Read the latest on all about how to grow successful Container Vegetable Gardens.

Here's a huge pot with basil and a Siberian tomato plant, courtesy of Murray D.

How are you doing?

I love to hear from readers, their tips, successes and challenges.

The FAQ section is the place where the beautiful people hang out... earthy, beautiful and raring to grow.

For example anyone got ideas to help with unwanted oats; a hedge trimmer has already been tried! Straw grown into oats.

Eco gardening tips

  • Thanks Siberia:
    As shown above, Siberian tomatoes can be grown in pots, but their claim to fame is that they tolerate cold climates. Russians and Alaskans love these heirloom, meaty wonders.

    Depending on your climate, they take only 7-10 weeks from transplanting to give fruit and will withstand temperatures just above freezing. Trust me they're tasty too.

  • Horrible herbicides:
    Farm animals give us valuable manure for our gardens and compost, but CHECK FIRST. Has it come from herbicide treated pasture? Or from animals fed hay from treated pasture?

    Herbicides are insidious — a big culprit is aminopyralid, a broadleaf killer, so if traces get near your tomatoes, spuds, vines and beans, they're stuffed.

    It's sad to see your plants suffer and die, and remember too that rats and mice have sadly suffered and died for research into the tolerance and safety of most herbicides. Find an organic farmer.

  • Take that, weed!
    Last newsletter I wrote how handy old kitchen utensils are in the garden. Reader, Jahn, replied that his favorite is the meat fork — a 2 or 3 pronged long handled fork — useful for those stubborn weeds with longer roots; dandelions, docks etc.

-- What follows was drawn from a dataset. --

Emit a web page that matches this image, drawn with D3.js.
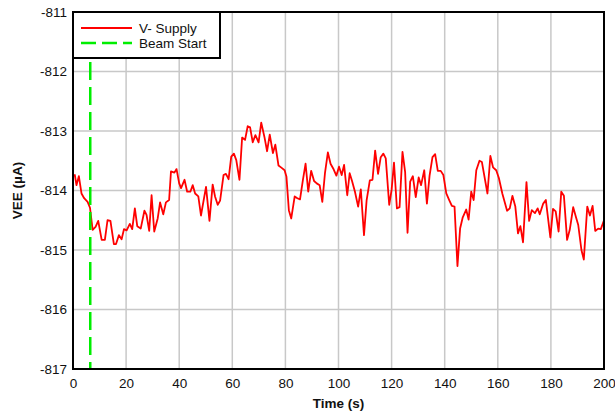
<!DOCTYPE html>
<html>
<head>
<meta charset="utf-8">
<script src="https://cdn.jsdelivr.net/npm/d3@7"></script>
<style>
  body { margin: 0; background: #fff; }
  text { font-family: "Liberation Sans", Arial, sans-serif; fill: #111; }
</style>
</head>
<body>
<div id="chart"></div>
<script>
// data
var time = [0, 0.7, 1.3, 2.2, 3.2, 4.2, 5.5, 6.4, 7.4, 8.5, 9.5, 10.8, 12, 13, 14.1, 15.4, 16.2, 17.3, 18.3, 19.2,
  20.2, 21.4, 22.3, 23.3, 24.2, 25.5, 26.9, 27.7, 28.7, 29.6, 30.6, 31.9, 32.8, 34, 35, 36.2, 36.9, 38.2, 39, 40,
  40.7, 42, 43, 44.2, 45.1, 46, 47.2, 48.2, 50.1, 51.4, 52.6, 53.5, 54.5, 55.4, 56.7, 57.6, 58.6, 59.6,
  60.6, 61.5, 62.7, 63.7, 64.8, 65.8, 66.7, 67.7, 68.7, 69.9, 70.9, 72.1, 73.1, 74.1, 75.3, 76.2, 77.4, 78.6, 79.7,
  80.4, 81.3, 82.2, 83.5, 84.5, 85.5, 86.6, 87.6, 88.6, 89.7, 90.8, 91.8, 92.9, 93.9, 94.9, 96, 97, 98, 99.2,
  100.2, 101.2, 102.1, 103.3, 104.2, 105.1, 106.2, 107.4, 108.4, 109.6, 110.6, 111.8, 112.8, 113.8, 114.9, 115.9, 116.9, 117.8, 119.1,
  120, 120.9, 122, 123, 124.1, 125.1, 126, 127, 128, 129.1, 130.2, 131.1, 132.3, 133.3, 134.3, 135.4, 136.4, 137.4, 138.5, 139.5,
  140.6, 141.7, 142.7, 143.7, 144.8, 145.8, 146.8, 148.1, 149, 150, 150.9, 151.9, 153.1, 154, 156.1, 157.2, 158.2, 159.4,
  160.4, 161.7, 163.5, 164.5, 165.5, 166.6, 167.6, 168.5, 169.5, 170.8, 171.8, 172.8, 174, 175, 175.8, 177.1, 178.1, 179.8,
  180.8, 181.8, 182.9, 183.9, 184.9, 186.1, 187.1, 188.4, 189.4, 190.3, 191.5, 192.4, 193.7, 194.7, 195.7, 196.7, 197.8, 198.8, 200];
var vee = [-813.75, -813.74, -813.91, -813.76, -814.05, -814.13, -814.19, -814.29, -814.66, -814.61, -814.51, -814.83, -814.83, -814.5, -814.51, -814.9, -814.9, -814.75, -814.82, -814.65,
  -814.67, -814.56, -814.65, -814.3, -814.6, -814.64, -814.34, -814.41, -814.68, -814.08, -814.69, -814.47, -814.2, -814.4, -814.2, -814.16, -813.68, -813.7, -813.64, -813.88,
  -813.96, -813.82, -814.02, -814.02, -813.91, -814.05, -814.1, -814.42, -813.94, -814.51, -813.9, -814.1, -814.24, -814.17, -813.74, -813.72, -813.81, -813.43,
  -813.38, -813.49, -813.82, -813.11, -813.15, -812.92, -812.94, -813.19, -813.07, -813.19, -812.86, -813.1, -813.34, -813.06, -813.37, -813.23, -813.58, -813.62, -813.66,
  -813.77, -814.33, -814.47, -814.1, -814.13, -814.15, -813.82, -813.55, -814.02, -813.67, -813.84, -813.88, -813.91, -814.19, -813.71, -813.36, -813.55, -813.63, -813.75,
  -813.6, -813.74, -813.57, -814.08, -813.71, -813.84, -814.02, -814.27, -813.98, -814.75, -814.16, -813.83, -813.82, -813.33, -813.72, -813.44, -813.38, -813.46, -814.24,
  -813.99, -813.53, -814.3, -814.28, -813.35, -813.69, -814.71, -813.85, -813.76, -814.11, -813.78, -813.91, -813.66, -814.22, -813.75, -813.44, -813.39, -813.67, -813.67, -813.74,
  -814.05, -814.16, -814.26, -814.27, -815.27, -814.64, -814.45, -814.32, -814.49, -814.02, -814.16, -813.66, -813.5, -813.52, -814.05, -813.42, -813.61, -813.66,
  -813.79, -814.05, -814.34, -814.3, -814.09, -814.27, -814.72, -814.6, -814.87, -813.86, -814.51, -814.33, -814.38, -814.3, -814.4, -814.22, -814.16, -814.79,
  -814.31, -814.35, -814.69, -814.02, -814.09, -814.83, -814.66, -814.28, -814.44, -814.58, -815.0, -815.16, -814.27, -814.42, -814.26, -814.68, -814.64, -814.65, -814.5];
var beamStart = 6.5;
var xTicks = [0, 20, 40, 60, 80, 100, 120, 140, 160, 180, 200];
var yTicks = [-811, -812, -813, -814, -815, -816, -817];
var legendItems = ["V- Supply", "Beam Start"];

var W = 615, H = 413;
var margin = {left: 73, right: 11, top: 12, bottom: 44};

var svg = d3.select("#chart").append("svg")
  .attr("width", W)
  .attr("height", H);

var x = d3.scaleLinear().domain([0, 200]).range([margin.left, W - margin.right]);
var y = d3.scaleLinear().domain([-817, -811]).range([H - margin.bottom, margin.top]);

// grid
svg.append("g").selectAll("line.vx")
  .data(xTicks.slice(1, -1))
  .enter().append("line")
  .attr("x1", function(d) { return x(d); })
  .attr("x2", function(d) { return x(d); })
  .attr("y1", y(-811))
  .attr("y2", y(-817))
  .attr("stroke", "#c8c8c8")
  .attr("stroke-width", 1.5);

svg.append("g").selectAll("line.hy")
  .data(yTicks.slice(1, -1))
  .enter().append("line")
  .attr("x1", x(0))
  .attr("x2", x(200))
  .attr("y1", function(d) { return y(d); })
  .attr("y2", function(d) { return y(d); })
  .attr("stroke", "#c8c8c8")
  .attr("stroke-width", 1.5);

// axes (labels only, the frame is drawn separately)
var xAxis = svg.append("g")
  .attr("transform", "translate(0," + y(-817) + ")")
  .call(d3.axisBottom(x).tickValues(xTicks).tickSize(0).tickPadding(9));
xAxis.select(".domain").remove();
xAxis.selectAll("text").attr("font-size", 13.5).attr("fill", "#111")
  .style("font-family", "Liberation Sans, Arial, sans-serif");

var yAxis = svg.append("g")
  .attr("transform", "translate(" + x(0) + ",0)")
  .call(d3.axisLeft(y).tickValues(yTicks).tickSize(0).tickPadding(6)
    .tickFormat(function(d) { return String(d); }));
yAxis.select(".domain").remove();
yAxis.selectAll("text").attr("font-size", 13.5).attr("fill", "#111")
  .style("font-family", "Liberation Sans, Arial, sans-serif");

// red series
var line = d3.line()
  .x(function(d, i) { return x(time[i]); })
  .y(function(d) { return y(d); });

svg.append("path")
  .datum(vee)
  .attr("d", line)
  .attr("fill", "none")
  .attr("stroke", "#ff0000")
  .attr("stroke-width", 1.8)
  .attr("stroke-linejoin", "round");

// beam start marker
svg.append("line")
  .attr("x1", x(beamStart))
  .attr("x2", x(beamStart))
  .attr("y1", y(-811))
  .attr("y2", y(-817))
  .attr("stroke", "#00ee00")
  .attr("stroke-width", 2.5)
  .attr("stroke-dasharray", "18,7");

// frame
svg.append("rect")
  .attr("x", x(0))
  .attr("y", y(-811))
  .attr("width", x(200) - x(0))
  .attr("height", y(-817) - y(-811))
  .attr("fill", "none")
  .attr("stroke", "#000")
  .attr("stroke-width", 2);

// legend
var lg = svg.append("g").attr("transform", "translate(" + x(0) + "," + y(-811) + ")");
lg.append("rect")
  .attr("width", 147)
  .attr("height", 46)
  .attr("fill", "#fff")
  .attr("stroke", "#000")
  .attr("stroke-width", 2);
lg.selectAll("line.key")
  .data(legendItems)
  .enter().append("line")
  .attr("x1", 8)
  .attr("x2", 59)
  .attr("y1", function(d, i) { return 16 + i * 15; })
  .attr("y2", function(d, i) { return 16 + i * 15; })
  .attr("stroke", function(d, i) { return i === 0 ? "#ff0000" : "#00ee00"; })
  .attr("stroke-width", function(d, i) { return i === 0 ? 1.8 : 2.5; })
  .attr("stroke-dasharray", function(d, i) { return i === 0 ? null : "15,6"; });
lg.selectAll("text.key")
  .data(legendItems)
  .enter().append("text")
  .attr("x", 66)
  .attr("y", function(d, i) { return 20.5 + i * 15; })
  .attr("font-size", 13.5)
  .text(function(d) { return d; });

// axis titles
svg.append("text")
  .attr("x", (x(0) + x(200)) / 2)
  .attr("y", 408)
  .attr("text-anchor", "middle")
  .attr("font-size", 13.5)
  .attr("font-weight", "bold")
  .text("Time (s)");

svg.append("text")
  .attr("transform", "translate(22," + (y(-814)) + ") rotate(-90)")
  .attr("text-anchor", "middle")
  .attr("font-size", 13.5)
  .attr("font-weight", "bold")
  .text("VEE (µA)");
</script>
</body>
</html>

    He got some from the local recycle center and leaves them in various places around the garden to just grab without having to go too far... good idea.

Vegetable Stock

I have vegetarian friends who make this healthy broth every weekend for the week ahead. Perfect for using to cook tasty rice, pasta, stew and sauce dishes. They rarely get to freeze it because they love it so much.


  • 3 medium carrots, sliced
  • 1 large onion, chopped
  • 3 stalks celery or bunch parsley, chopped
  • 2 medium potatoes (optional) chopped
  • 1 zucchini, or cup of cubed pumpkin
  • 1-2 handfuls of any greens handy, eg: turnip and beet tops, chard and kale
  • 1 teaspoon salt.


  1. In a large pot, cover vegetables with water and bring to boil.
  2. Simmer for 1 hour with lid on.
  3. Let cool, then either strain, or put in blender or hand mash.
  4. Keep in jar in fridge and use that next week, or freeze in ice-cube trays to use later.

Be creative, don't stick to exact ingredients and amounts. Add more pumpkin, throw in some leeks, toss in a turnip and so on.

Any herbs and seasoning you may to use are best added when you heat the stock up later because they will lose their peak flavor if you cook or freeze them too much.